Pode ter ficado tatuado, mas depois dessa primeira viagem, Peréz López não procurou saber mais sobre o poeta português que tanta atenção lhe despertou. “Só anos depois é que entrei no labirinto”, confessou. Essa entrada — essa verdadeira entrada — deu-se já na faculdade, quando estava a pensar em tirar um doutoramento em Filosofia, na Universidade de Valladolid. “Visto que tinha um grande interesse nas relações Poesia-Filosofia, tive de escolher um autor que fosse a encarnação deste diálogo e foi nesse momento que escolhi Pessoa.”
E nunca mais o largou. “Pessoa encarna muito bem a categoria que ele próprio reivindicou no final de um poema de 1933: ‘E eu sou poeta e pensador!’. A luta entre a Razão e a Vida faz parte de Pessoa e o jogo estético da heteronímia é um desenvolvimento desse conflito trágico entre o sentimento e o pensamento, que havia também em Antero [de Quental], um dos seus mestres, que ele colocava no topo da lista dos ‘poetas-pensadores’“, explicou o investigador espanhol. “Pessoa é um poeta que pensa e que faz pensar, mesmo quando quer fugir do pensamento que é, como sabiam bem [Bernardo] Soares e [Alberto] Caeiro, dor e impossibilidade de existir.”
Depois de um labirinto chamado Fernando Pessoa, Pérez López mergulhou no “labirinto chamado espólio”, onde trabalhou de 2007 a 2009. Não apenas por curiosidade, mas porque compreendeu desde muito cedo que ainda havia muito por explorar no interior da mítica arca.
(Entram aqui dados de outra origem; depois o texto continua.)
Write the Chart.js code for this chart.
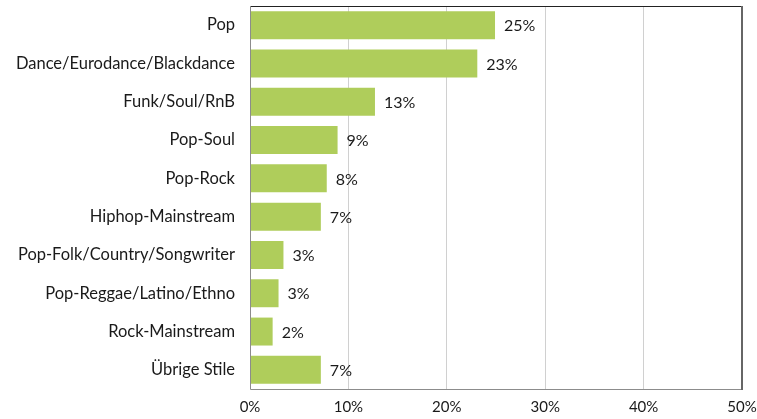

Por divulgar. Além disso, “as edições nem sempre eram fiáveis”. “Não se pode ter uma ideia real do que Pessoa é, era ou significa sem mergulhar nos papéis. Ainda hoje há muitas coisas desconhecidas ou mal conhecidas.” E isso, em si, é um paradoxo. Mas, como se sabe, Fernando Pessoa era um grande fã de paradoxos.
Depois disso, publicou o livro Poesía, Ontologia y Tragedia en Fernando Pessoa (2012), fez parte da equipa responsável pelas obras do poeta na Ática e co-editou a obra Ibéria. Introdução a Um Imperialismo Futuro (2012), que reuniu pela primeira vez os textos pessoanos sobre o assunto ibérico e as relações de Portugal e Espanha, entre muitas outras obras e trabalhos. E assim se passaram dez anos.
“No meu caso, pode-se dizer que a minha paixão provém desse diálogo essencial entre poesia e pensamento, dessa dimensão trágica que persiste na sua obra e através da qual sempre tentei olhar para Pessoa”, admitiu. “Para ele, mas também para o mundo, porque Pessoa não acaba em Pessoa. É sempre uma janela para o mundo e para nós próprios. Um espelho mágico, aliás, inesgotável.”
Pablo Javier Pérez López vai apresentar a comunicação “O Pessoa Anarquista” na quinta-feira, 9 de fevereiro, no bloco das 17h15. Na mesma sessão participarão também os oradores Ana Maria Freitas e Rui Sousa.